A few examples to illustrate the point, beginning with Jesus himself. He never wrote a book, he never held an office, he never went to college, he never travelled more than two hundred miles from the place where he was born. He did none of the things usually associated with greatness. He had no credentials but himself. At 33 years of age he was tortured and was killed on a cross and died as an utter failure, or so it seemed. Yet nineteen centuries have come and gone and today the seed that was the life of Christ crucified, is the central figure of the human race and the leader of mankind's progress. All the armies that have ever marched, all the navies that have ever sailed, all the parliaments that have ever sat, all the kings that ever reigned put together, have not affected the life of humankind on earth as powerfully as that one solitary life.

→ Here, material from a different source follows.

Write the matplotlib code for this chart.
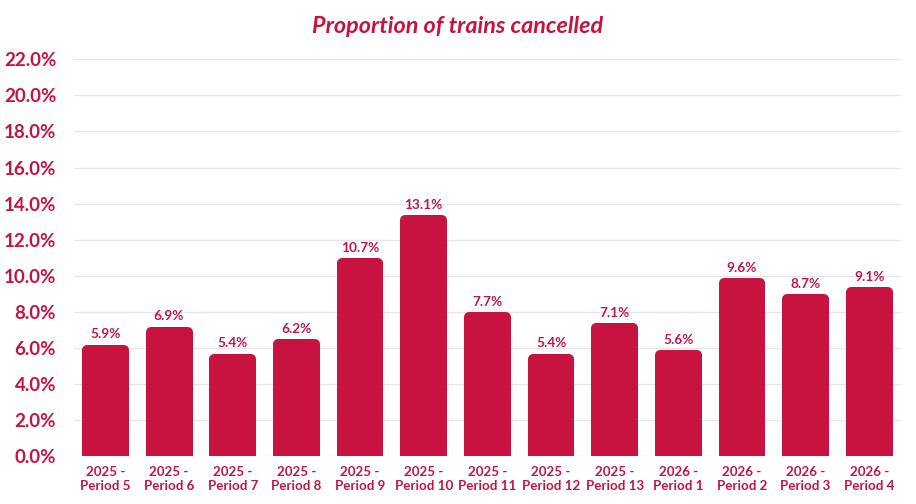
import matplotlib.pyplot as plt
import numpy as np

# data
periods = ["2025 -\nPeriod 5", "2025 -\nPeriod 6", "2025 -\nPeriod 7", "2025 -\nPeriod 8",
           "2025 -\nPeriod 9", "2025 -\nPeriod 10", "2025 -\nPeriod 11", "2025 -\nPeriod 12",
           "2025 -\nPeriod 13", "2026 -\nPeriod 1", "2026 -\nPeriod 2", "2026 -\nPeriod 3",
           "2026 -\nPeriod 4"]
cancelled = [5.9, 6.9, 5.4, 6.2, 10.7, 13.1, 7.7, 5.4, 7.1, 5.6, 9.6, 8.7, 9.1]
yticks = [0, 2, 4, 6, 8, 10, 12, 14, 16, 18, 20, 22]

barColour = "#C8123F"
textColour = "#C0154A"

plt.rcParams["font.family"] = ["Lato", "DejaVu Sans"]

fig = plt.figure(figsize=(9.16, 5.04), dpi=100)
ax = fig.add_axes([0.0803, 0.0952, 0.9035, 0.7871])

x = np.arange(len(periods))
# thick edge with round joins gives the rounded corners
ax.bar(x, cancelled, width=0.58, color=barColour, edgecolor=barColour,
       linewidth=7.2, joinstyle="round", zorder=3)

for xi, v in zip(x, cancelled):
    ax.annotate(f"{v:.1f}%", (xi, v), xytext=(0, 11), textcoords="offset points",
                ha="center", va="center", fontsize=9.8, fontweight="bold",
                color=textColour)

ax.set_xlim(-0.5, len(periods) - 0.5)
ax.set_ylim(0, 22)
ax.set_yticks(yticks)
ax.set_yticklabels([f"{t:.1f}%" for t in yticks])
ax.set_xticks(x)
ax.set_xticklabels(periods, linespacing=1.25)

ax.tick_params(axis="y", length=0, pad=12.5, labelsize=13.5, labelcolor=barColour)
ax.tick_params(axis="x", length=0, pad=7, labelsize=9.6, labelcolor=textColour)
for lbl in ax.get_yticklabels():
    lbl.set_fontweight("bold")
for lbl in ax.get_xticklabels():
    lbl.set_fontweight("bold")

ax.grid(axis="y", color="#E6E6E6", linewidth=1, zorder=0)
for s in ax.spines.values():
    s.set_visible(False)

fig.text(0.5, 0.948, "Proportion of trains cancelled", ha="center", va="center",
         fontsize=16.8, fontweight="bold", fontstyle="italic", color=barColour)

plt.savefig("out.png", dpi=100)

Look at the life of St Francis of Assisi. He never intended to form a new religious order. All he wanted was to live the Gospel fully and radically in solidarity with the poor. Today, there are thousands of Franciscan brothers, priests and sisters around the world; there are millions of people who visit Assisi every year and continue to be inspired by the amazing life of St Francis. We see something similar in the life of Mother Theresa. Little did she know that her first house of charity for the poor of Calcutta would be the first of hundreds that would appear all over the world within her own lifetime. Similarly, little did Bill Wilson know that when he met with fellow alcoholics in America to discuss how best to free themselves from that terrible addiction, that Alcoholics Anonymous and the Twelve-Step programme would become the template used all over the world to help millions of people beat the drink.

And so friends, never doubt what God can do. Our faith is not an ideology or social system that depends on human action alone. Never allow yourself to be determined by what appears only in the present but live with a confidence that once we are faithful to God, then he will make the seeds grow and bear fruit. Yes, we are called to be responsible and active in making the world a better place but not to such an extent that God is excluded or no room is left for his initiative and action.

I conclude with words from a man who will be canonised a saint in October this year – Blessed Oscar Romero, the Archbishop of El Salvador who was murdered on 24th March 1980. 38 years after his death, the words and witness of Oscar Romero have become a beacon of hope for South America and for the whole world. Shortly before his death he wrote a beautiful reflection entitled ‘Prophets of a Future not our own’.

‘It helps, now and then, to step back and take a long view. The kingdom is not only beyond our efforts, it is even beyond our vision. We accomplish in our lifetime only a tiny fraction of the magnificent enterprise that is God's work. Nothing we do is complete, which is a way of saying that the Kingdom always lies beyond us.

No statement says all that could be said. No prayer fully expresses our faith. No confession brings perfection. No pastoral visit brings wholeness. No program accomplishes the Church's mission. No set of goals and objectives includes everything. This is what we are about. We plant the seeds that one day will grow. We water seeds already planted, knowing that they hold future promise. We lay foundations that will need further development. We provide yeast that produces far beyond our capabilities. We cannot do everything, and there is a sense of liberation in realizing that. This enables us to do something, and to do it very well. It may be incomplete, but it is a beginning, a step along the way, an opportunity for the Lord's grace to enter and do the rest. We may never see the end results, but that is the difference between the master-builder and the worker. We are workers, not master builders; ministers, not messiahs. We are prophets of a future not our own’.